И все это так же тихо и вежливо.
— Я вам назначу укол, от которого пульс снизится.
— Нет, Виталий Сергеевич, снизьте аминазин. Хотя бы утреннюю дозу. У меня бывает двести двадцать пульс, я сосчитала!
— Нет, Елизавета Григорьевна, все же немного меньше, это вы ошиблись. А снижу я вам попозже, не сейчас.
Подошла Капитолина, закончившая свой обход.
— Ну как она? Все от порока умирает?
— Я правду говорю, Капитолина Харитоновна! У меня сердце не выдержит! Я умру у вас!! — почти шепотом. Ведь можно и кричать шепотом. — Я умру, и это у вас на совести останется! Или у вас совесть такая растяжимая?!
— Она у вас на таблетках все, Виталий Сергеевич? Наверняка половину не проглатывает!
— Мне Алла Николаевна каждый раз весь рот смотрит!
— Знаю-знаю, вы все умеете. Надо ее поколоть, Виталий Сергеевич.
Вот вечно Капитолина так: вслух при больных! Потому-то Виталий и не любил ходить с нею обходом.
— Что вы, меня нельзя колоть! Что вы, меня нельзя колоть! Сразу смерть на кончике иглы.
— Сегодня же назначьте, Виталий Сергеевич. И переведите в надзорку.
По существу, Капитолина права, конечно, но зачем вслух при самой Неуёмовой? Та все еще растерянно повторяла:
— Меня нельзя колоть! Меня нельзя колоть! — ни к кому прямо не обращаясь, а вообще всем, всем, всем, как сигнал SOS.
Виталий отошел от Неуёмовой, Капитолина сказала покровительственно:
— Вы только спустились? Ну, а мы уже все. Так что справляйтесь сами. — (Слава богу!) — Кого там приняли?
— Первичную больную положили к нам. Уже все назначил.

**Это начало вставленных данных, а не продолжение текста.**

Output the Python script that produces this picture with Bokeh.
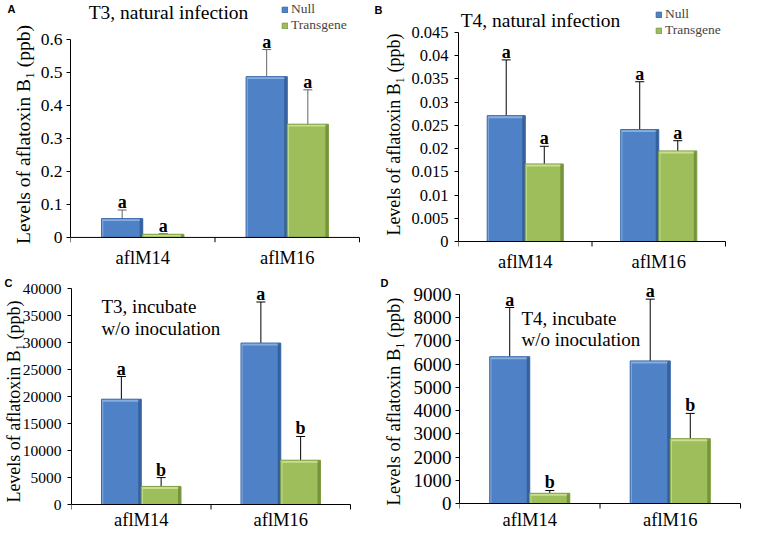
from bokeh.plotting import figure
from bokeh.models import (Range1d, FixedTicker, NumeralTickFormatter, Whisker, TeeHead,
                          Label, LabelSet, Legend, LegendItem, ColumnDataSource, LinearAxis)
from bokeh.layouts import row, column
from bokeh.embed import file_html
from bokeh.resources import INLINE
from bokeh.core.properties import value

categories = ["aflM14", "aflM16"]
series = ["Null", "Transgene"]
y_label = "Levels of aflatoxin B\u2081 (ppb)"

a_null = [0.057, 0.487]
a_null_lo = [0.031, 0.406]
a_null_hi = [0.083, 0.569]
a_trans = [0.0095, 0.343]
a_trans_lo = [0.0078, 0.242]
a_trans_hi = [0.0112, 0.447]
a_null_sig = ["a", "a"]
a_trans_sig = ["a", "a"]
a_yticks = [0, 0.1, 0.2, 0.3, 0.4, 0.5, 0.6]

b_null = [0.0271, 0.0241]
b_null_lo = [0.0151, 0.0139]
b_null_hi = [0.0391, 0.0344]
b_trans = [0.0167, 0.0195]
b_trans_lo = [0.0131, 0.0176]
b_trans_hi = [0.0205, 0.0217]
b_null_sig = ["a", "a"]
b_trans_sig = ["a", "a"]
b_yticks = [0, 0.005, 0.01, 0.015, 0.02, 0.025, 0.03, 0.035, 0.04, 0.045]

c_null = [19500, 29900]
c_null_lo = [15250, 22250]
c_null_hi = [23700, 37500]
c_trans = [3350, 8200]
c_trans_lo = [1750, 3900]
c_trans_hi = [4980, 12600]
c_null_sig = ["a", "a"]
c_trans_sig = ["b", "b"]
c_yticks = [0, 5000, 10000, 15000, 20000, 25000, 30000, 35000, 40000]

d_null = [6320, 6140]
d_null_lo = [4250, 3490]
d_null_hi = [8440, 8800]
d_trans = [440, 2790]
d_trans_lo = [350, 1720]
d_trans_hi = [560, 3880]
d_null_sig = ["a", "a"]
d_trans_sig = ["b", "b"]
d_yticks = [0, 1000, 2000, 3000, 4000, 5000, 6000, 7000, 8000, 9000]

SERIF = "Liberation Serif"
BAR_W = 0.285
OFFS = [-0.1425, 0.1425]
STYLE = {
    "Null": dict(fill="#4F81C6", light="#86ACE0", dark="#2F5B94", line="#3A6AA8"),
    "Transgene": dict(fill="#9DBE5A", light="#C7DF8F", dark="#6F8C36", line="#7F9E42"),
}


class Panel:
    def __init__(self, w, h, frame_left, axis_end, axis_y, top_y, bottom_border,
                 yticks, yfmt, data, err_color, tick_size, tick_standoff, ylab_size,
                 ylab_standoff, cat_size, cat_base):
        self.fl = frame_left
        self.fb = h - bottom_border
        self.axis_y = axis_y
        ymax = yticks[-1]
        ncat = len(categories)
        px_x = (axis_end - frame_left) / ncat
        px_y = (axis_y - top_y) / ymax
        self.px_y = px_y
        x_end = (w - frame_left) / px_x
        y_start = -(self.fb - axis_y) / px_y
        y_end = axis_y / px_y
        p = figure(width=w, height=h, x_range=Range1d(0, x_end), y_range=Range1d(y_start, y_end),
                   x_axis_location=None, output_backend="svg", toolbar_location=None,
                   min_border_left=frame_left, min_border_right=0,
                   min_border_top=0, min_border_bottom=bottom_border)
        self.p = p
        p.xgrid.visible = False
        p.ygrid.visible = False
        p.outline_line_color = None

        mains = []
        for k, name in enumerate(series):
            vals, lo, hi, sig = data[name]
            st = STYLE[name]
            xs = [i + 0.5 + OFFS[k] for i in range(ncat)]
            src = ColumnDataSource(dict(x=xs, top=vals, lo=lo, hi=hi, sig=sig))
            r = p.vbar(x="x", top="top", bottom=0, width=BAR_W, source=src,
                       fill_color=st["fill"], line_color=None)
            d = 2.5 / px_y
            top_src = ColumnDataSource(dict(x=xs, top=vals, bot=[max(v - d, 0) for v in vals]))
            p.vbar(x="x", top="top", bottom="bot", width=BAR_W, source=top_src,
                   fill_color=st["light"], line_color=None)
            ew_l = 1.8 / px_x
            ew_r = 3.0 / px_x
            lsrc = ColumnDataSource(dict(x=[x - BAR_W / 2 + ew_l / 2 for x in xs], top=vals))
            p.vbar(x="x", top="top", bottom=0, width=ew_l, source=lsrc,
                   fill_color=st["light"], fill_alpha=0.8, line_color=None)
            rsrc = ColumnDataSource(dict(x=[x + BAR_W / 2 - ew_r / 2 for x in xs], top=vals))
            p.vbar(x="x", top="top", bottom=0, width=ew_r, source=rsrc,
                   fill_color=st["dark"], fill_alpha=0.85, line_color=None)
            ro = p.vbar(x="x", top="top", bottom=0, width=BAR_W, source=src,
                        fill_color=None, line_color=st["line"], line_width=1)
            mains.append([r, ro])

            wh = Whisker(base="x", upper="hi", lower="lo", source=src, dimension="height",
                         line_color=err_color, line_width=1,
                         upper_head=TeeHead(size=9, line_color=err_color, line_width=1),
                         lower_head=TeeHead(size=9, line_color=err_color, line_width=1))
            p.add_layout(wh)
            p.add_layout(LabelSet(x="x", y="hi", text="sig", source=src, text_align="center",
                                  text_baseline="alphabetic", y_offset=2,
                                  text_font=value(SERIF), text_font_style="bold",
                                  text_font_size=value("18px"), text_color="black"))
        self.mains = mains

        # category axis drawn in data space
        bx = list(range(ncat + 1))
        p.segment(x0=bx[0], y0=0, x1=bx[-1], y1=0, line_color="black", line_width=1)
        tick_len = 5 / px_y
        p.segment(x0=bx, y0=[0] * len(bx), x1=bx, y1=[-tick_len] * len(bx),
                  line_color="black", line_width=1)
        csrc = ColumnDataSource(dict(x=[i + 0.5 for i in range(ncat)], y=[0] * ncat, t=categories))
        p.add_layout(LabelSet(x="x", y="y", text="t", source=csrc, text_align="center",
                              text_baseline="alphabetic", y_offset=-cat_base,
                              text_font=value(SERIF), text_font_size=value(cat_size),
                              text_color="black"))

        ya = p.yaxis[0]
        ya.bounds = (0, ymax)
        ya.ticker = FixedTicker(ticks=yticks)
        ya.formatter = NumeralTickFormatter(format=yfmt)
        ya.major_tick_out = 4
        ya.major_tick_in = 0
        ya.minor_tick_line_color = None
        ya.major_tick_line_color = "black"
        ya.axis_line_color = "black"
        ya.major_label_text_font = SERIF
        ya.major_label_text_font_size = tick_size
        ya.major_label_text_color = "black"
        ya.major_label_standoff = tick_standoff
        ya.axis_label = y_label
        ya.axis_label_text_font = SERIF
        ya.axis_label_text_font_style = "normal"
        ya.axis_label_text_font_size = ylab_size
        ya.axis_label_text_color = "black"
        ya.axis_label_standoff = ylab_standoff

    def label(self, x, y, text, size, align="left"):
        self.p.add_layout(Label(x=x - self.fl, y=self.fb - y, x_units="screen", y_units="screen",
                                text=text, text_font=SERIF, text_font_size=size,
                                text_align=align, text_baseline="alphabetic",
                                text_color="black"))

    def letter(self, text, x, y_top):
        self.p.add_layout(Label(x=x, y=self.fb - y_top, x_units="screen", y_units="screen",
                                text=text, text_font="Liberation Sans", text_font_style="bold",
                                text_font_size="11px", text_baseline="top",
                                text_color="black"), "left")

    def axis_letter(self, text, y_center, standoff):
        v = (self.axis_y - y_center) / self.px_y
        ax = LinearAxis(ticker=FixedTicker(ticks=[v]), major_label_overrides={v: text},
                        axis_line_color=None, major_tick_line_color=None,
                        minor_tick_line_color=None, major_tick_out=0, major_tick_in=0,
                        major_label_standoff=standoff,
                        major_label_text_font="Liberation Sans",
                        major_label_text_font_style="bold",
                        major_label_text_font_size="11px", major_label_text_color="black")
        self.p.add_layout(ax, "left")

    def legend(self, x, y_bottom):
        leg = Legend(items=[LegendItem(label=s, renderers=r) for s, r in zip(series, self.mains)],
                     location=(x - self.fl, self.fb - y_bottom), orientation="vertical",
                     glyph_width=7, glyph_height=7, label_height=13, label_standoff=3,
                     spacing=0, padding=0, margin=0, label_text_font=SERIF,
                     label_text_font_size="13.5px", background_fill_alpha=0,
                     border_line_color=None)
        self.p.add_layout(leg)


A = Panel(371, 276, 70, 359, 244, 40, 0, a_yticks, "0.[0]",
          {"Null": (a_null, a_null_lo, a_null_hi, a_null_sig),
           "Transgene": (a_trans, a_trans_lo, a_trans_hi, a_trans_sig)},
          "#666666", "17.5px", 4, "19.5px", 4, "18.5px", 27)
A.label(168, 20, "T3, natural infection", "19.5px", align="center")
A.legend(281, 41)
A.axis_letter("A", 9, -6)

B = Panel(371, 276, 87, 354, 241, 32, 8, b_yticks, "0.[000]",
          {"Null": (b_null, b_null_lo, b_null_hi, b_null_sig),
           "Transgene": (b_trans, b_trans_lo, b_trans_hi, b_trans_sig)},
          "black", "16.5px", 6, "18px", 4, "18.5px", 26)
B.label(169, 20, "T4, natural infection", "19.5px", align="center")
B.legend(284, 38)
B.letter("B", 1, 3)

C = Panel(371, 255, 71, 350, 228, 12, 5, c_yticks, "0",
          {"Null": (c_null, c_null_lo, c_null_hi, c_null_sig),
           "Transgene": (c_trans, c_trans_lo, c_trans_hi, c_trans_sig)},
          "black", "15.5px", 6, "18px", -4, "18.5px", 21)
C.label(101, 30, "T3, incubate", "19px")
C.label(101, 52, "w/o inoculation", "19px")
C.axis_letter("C", 6, -12)

D = Panel(371, 255, 88, 369, 227, 18, 5, d_yticks, "0",
          {"Null": (d_null, d_null_lo, d_null_hi, d_null_sig),
           "Transgene": (d_trans, d_trans_lo, d_trans_hi, d_trans_sig)},
          "black", "19px", 4, "18.5px", 7, "18.5px", 22)
D.label(150, 41.5, "T4, incubate", "19px")
D.label(150, 63, "w/o inoculation", "19px")
D.axis_letter("D", 6, -8)

layout = column(row(A.p, B.p, spacing=0), row(C.p, D.p, spacing=0), spacing=0)
open("out.html", "w").write(file_html(layout, INLINE))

— Ну и хорошо. Что у нее? Эс-це-ха?
Так сокращается слово «шизофрения» — по первым трем латинским буквам. И для краткости, и чтобы не поняли больные. Ну, а поскольку болезнь эта царит в психиатрии, то существует для нее и много других эвфемических синонимов: «Блейлер», «шуб», «процесс». Люда, например, любит говорить «процесс».
— Не знаю еще. Только поступила. В направлении — бред, в приемном неконтактна.
— Сколько ей?
— Девятнадцать.
— Наверное, эс-це-ха. Ну, мы пошли.
Капитолина ушла, и Люда за ней, и Анжелла Степановна.
Вот так: еще и не видела Веру Сахарову, а уже готов диагноз. Вполне возможно, Капитолина права, но очень не хочется, чтобы она оказалась права!